В злостной клевете на офицеров, знать и передовую «интеллигенцию» поддерживали и русские писатели типа клеветника Бальмонта и знаменитый Лев Толстой, приложивший свою графскую руку к разрушению и предательству Отечества. «Пусть намыленная веревка охватит мое старое горло…» – писал по поводу повешенных негодяев безумный старик в своем знаменитом «не могу молчать», отлично сознавая, что Государь, по своему высокому благородству, из уважения к его прошлому таланту, оставит его ненаказанным.
Травля, клевета и лживая «пропаганда» делали свое гнусное дело, и некоторые малодушные сходили с исторического пути и старались приобщиться к передовой знати и «интеллигенции».

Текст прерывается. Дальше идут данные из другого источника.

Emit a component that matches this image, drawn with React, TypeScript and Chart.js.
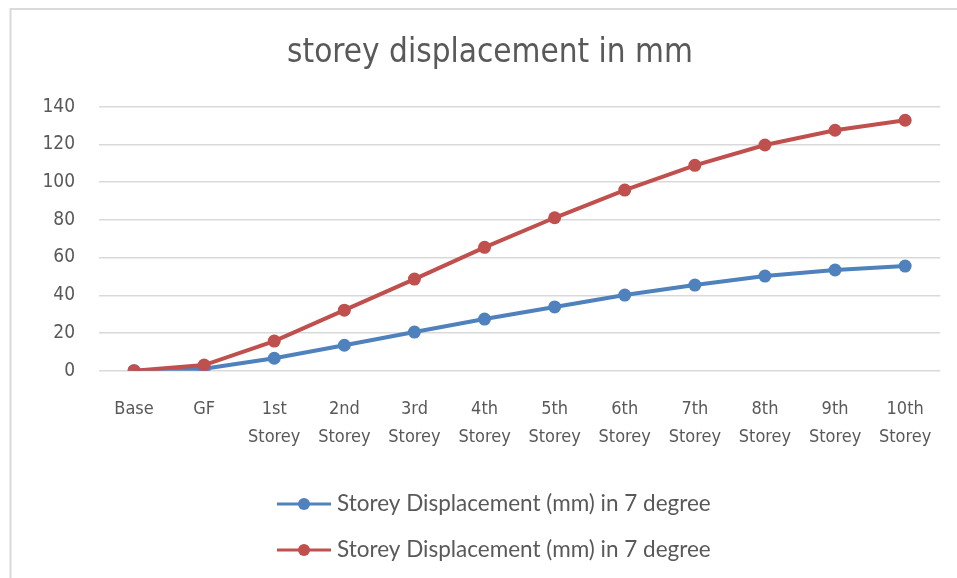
import React, { useEffect, useRef } from "react";
import { Chart, registerables } from "chart.js";

Chart.register(...registerables);

const titleText = "storey displacement in mm";

const categories: (string | string[])[] = [
  "Base",
  "GF",
  ["1st", "Storey"],
  ["2nd", "Storey"],
  ["3rd", "Storey"],
  ["4th", "Storey"],
  ["5th", "Storey"],
  ["6th", "Storey"],
  ["7th", "Storey"],
  ["8th", "Storey"],
  ["9th", "Storey"],
  ["10th", "Storey"],
];

const seriesBlue = [0, 1, 6.6, 13.5, 20.5, 27.4, 33.8, 40.1, 45.4, 50.2, 53.4, 55.5];
const seriesRed = [0, 3, 15.7, 32.1, 48.6, 65.4, 81.1, 95.8, 108.9, 119.7, 127.5, 132.8];

const seriesLabels = [
  "Storey Displacement (mm) in 7 degree",
  "Storey Displacement (mm) in 7 degree",
];

const yMin = 0;
const yMax = 140;
const yStep = 20;

const BLUE = "#4f81bd";
const RED = "#c0504d";
const TEXT = "#595959";
const GRID = "#d9d9d9";
const NARROW = "'Liberation Sans Narrow', 'Arial Narrow', 'DejaVu Sans Condensed', sans-serif";
const LEGEND_FONT = "Lato, 'Open Sans', sans-serif";

export default function App() {
  const ref = useRef<HTMLCanvasElement>(null);

  useEffect(() => {
    const canvas = ref.current;
    if (!canvas) return;

    const framePlugin = {
      id: "frame",
      beforeDraw(chart: any) {
        const ctx = chart.ctx;
        ctx.save();
        ctx.fillStyle = "#ffffff";
        ctx.fillRect(0, 0, chart.width, chart.height);
        ctx.strokeStyle = GRID;
        ctx.lineWidth = 2;
        ctx.beginPath();
        ctx.moveTo(10.5, chart.height);
        ctx.lineTo(10.5, 9);
        ctx.lineTo(chart.width, 9);
        ctx.stroke();
        ctx.restore();
      },
    };

    const titlePlugin = {
      id: "titleText",
      afterDraw(chart: any) {
        const ctx = chart.ctx;
        ctx.save();
        ctx.fillStyle = TEXT;
        ctx.font = `33px ${NARROW}`;
        ctx.textAlign = "center";
        ctx.textBaseline = "alphabetic";
        ctx.fillText(titleText, 490, 62);
        ctx.restore();
      },
    };

    const legendPlugin = {
      id: "customLegend",
      afterDraw(chart: any) {
        const ctx = chart.ctx;
        const rows = [504, 550];
        chart.data.datasets.forEach((ds: any, i: number) => {
          const y = rows[i];
          ctx.save();
          ctx.strokeStyle = ds.borderColor;
          ctx.lineWidth = 3;
          ctx.beginPath();
          ctx.moveTo(277, y);
          ctx.lineTo(331, y);
          ctx.stroke();
          ctx.fillStyle = ds.backgroundColor;
          ctx.beginPath();
          ctx.arc(304, y, 6, 0, Math.PI * 2);
          ctx.fill();
          ctx.fillStyle = TEXT;
          ctx.font = `22.5px ${LEGEND_FONT}`;
          ctx.textAlign = "left";
          ctx.textBaseline = "middle";
          ctx.fillText(ds.label, 337, y);
          ctx.restore();
        });
      },
    };

    const chart = new Chart(canvas, {
      type: "line",
      data: {
        labels: categories,
        datasets: [
          {
            label: seriesLabels[0],
            data: seriesBlue,
            borderColor: BLUE,
            backgroundColor: BLUE,
            borderWidth: 4,
            pointRadius: 6.5,
            pointHoverRadius: 6.5,
            pointBorderWidth: 0,
            pointBackgroundColor: BLUE,
            tension: 0,
            order: 1,
          },
          {
            label: seriesLabels[1],
            data: seriesRed,
            borderColor: RED,
            backgroundColor: RED,
            borderWidth: 4,
            pointRadius: 6.5,
            pointHoverRadius: 6.5,
            pointBorderWidth: 0,
            pointBackgroundColor: RED,
            tension: 0,
            order: 0,
          },
        ],
      },
      options: {
        responsive: false,
        animation: false,
        layout: {
          padding: { top: 106.7, right: 16.3, left: 0, bottom: 117.3 },
        },
        plugins: {
          legend: { display: false },
          title: { display: false },
          tooltip: { enabled: false },
        },
        scales: {
          x: {
            offset: true,
            grid: { display: false, drawTicks: false },
            border: { display: false },
            ticks: {
              color: TEXT,
              font: { family: NARROW, size: 18, lineHeight: 1.55 },
              padding: 25,
              maxRotation: 0,
              autoSkip: false,
            },
            afterFit(scale: any) {
              scale.height = 90;
            },
          },
          y: {
            min: yMin,
            max: yMax,
            grid: { color: GRID, lineWidth: 1.5, drawTicks: false },
            border: { display: false },
            ticks: {
              stepSize: yStep,
              color: TEXT,
              font: { family: NARROW, size: 19 },
              padding: 24,
            },
            afterFit(scale: any) {
              scale.width = 99;
            },
          },
        },
      },
      plugins: [framePlugin, titlePlugin, legendPlugin],
    });

    return () => chart.destroy();
  }, []);

  return (
    <div style={{ position: "absolute", left: 0, top: 0, width: 957, height: 578 }}>
      <canvas ref={ref} width={957} height={578} style={{ display: "block" }} />
    </div>
  );
}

Правда, их было мало, очень мало, – совсем мало среди широкой офицерской массы. Это были офицеры третьего сорта, – как образно говорил один старый командир полка, – что есть господа офицеры, просто офицеры и офицеры просто сволочь. Первые – это были те, которые в тяжелые минуты не боялись брать на себя решения и принимать ответственность и становились героями и которых ничто не могло отвратить от Присяги, вторые добросовестно и честно выполняли свой долг и, не сворачивая с исторического пути, готовы были по первому приказу жертвовать своими жизнями «За Веру, Царя и Отечество», а третьи, как я уже сказал, «интеллигентного» типа, готовые идти любым путем, это те, которые делали заговор, знали о нем и, вопреки Присяге, стыдливо молчали.